Our next trip, and the main subject of this article, was for a circle tour of Labrador, Newfoundland, and Nova Scotia, Canada. The jaunt would bring us on a stretch of gravel road from Labrador City, Church Hill Falls, and Happy Valley/Goose Bay to Port Hope Simpson.
Eleven hundred miles of newly constructed roads would be pretty isolated. It is so isolated that the Canadian government will loan you a satellite phone. The phone is setup to call the RCMP (Royal Canadian Mounted Police) for help.
Gas is available along the route. The farthest distance between gas stations is 250 miles. This trip was definitely a two spare tire trip. I added, to my existing front receiver hitch, a mount for that extra spare tire. I had studied this route for quite some time and was itching to get started. We were packed, loaded, and on the road by July 6th.
A few local fishermen here in New Hampshire had told me stories of how remote this trek could be. Of course, they had only traveled north as far as the Hydro Quebec Dams indicated on the map by a circle of water around an island. We would go 2,400 miles further on a giant circular arc with multiple ferry crossings.
Above: Sainte Anne de Beaupre campground is in the distance
We left July 6, 2013 and made our way into Canada’s Quebec Province for our first night stay in the small town of Sainte Anne de Beaupre. We stayed in a community campground right across the street from a large cathedral, actually a shrine. The campground was on the shore of the Saint Lawrence Seaway and had limited amenities. That was alright with us. The following night we were in a town off the Bay Comeau.
In the morning we headed north and away from the Saint Lawrence Seaway and towards the great Hydro Quebec Dams. They were named Manic I, Manic II, and Manic III. Manic IV was never built and finally Manic V the largest.
Above: The Manic 5 Hydro Quebec Dam
Manic is short for, “Manicouagan” a reservoir formed by a meteorite crater. This dam is the world largest buttress dam being a mile across and 702 feet high. Fortunately for us, the Hydro Quebec people offer a free tour of the hydro facility. Besides a visit to the generator building, we were given a tour into the dam structure itself.

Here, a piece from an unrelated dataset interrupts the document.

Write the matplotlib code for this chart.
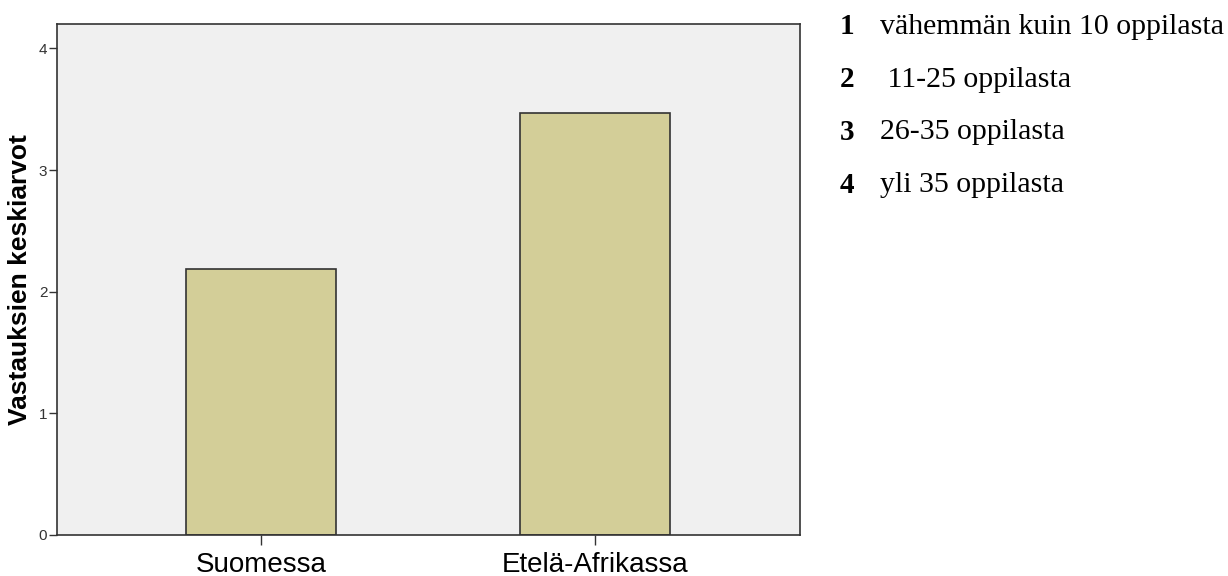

It was a little creepy to think of all of the water being held back with us inside this concrete coffin. And yes, there is water that seeps and creates a small pond just below the largest buttress as seen in the picture.
This multiple-arch-and-buttress dam is truly unique. Its construction, spread over a ten-year period, required 2.2 million cubic meters of concrete, the equivalent of a regular sidewalk linking the North and South Poles.
At 12:30pm, the tour was over and we asked how the road conditions were going up to Labrador City. The tour guide said, “Just a minute and I’ll call the Trans-Canadian Highway Department and check”. The highway department said the highway was open and good with very little construction.
We headed north above the dam and the road soon turned to gravel. The radio stations were now gone and so was the cell phone reception. At approximately 2:30pm, we arrived at a general store (Relais Gabriel) with the main road gated shut. A girl in a pickup truck said, “The road is closed because of a forest fire”.
“How long will it be closed?” I asked.
“Don’t know”, she answered.
We parked the truck camper next to the general store and then the excitement started. First thing was the arrival of a Huey helicopter with one of those large water buckets sling loaded below. This was followed by a water bomber and an “Otter” float plane with “smoke jumpers” (firefighters) inside.
Did I say I wanted adventure? I could hardly control myself.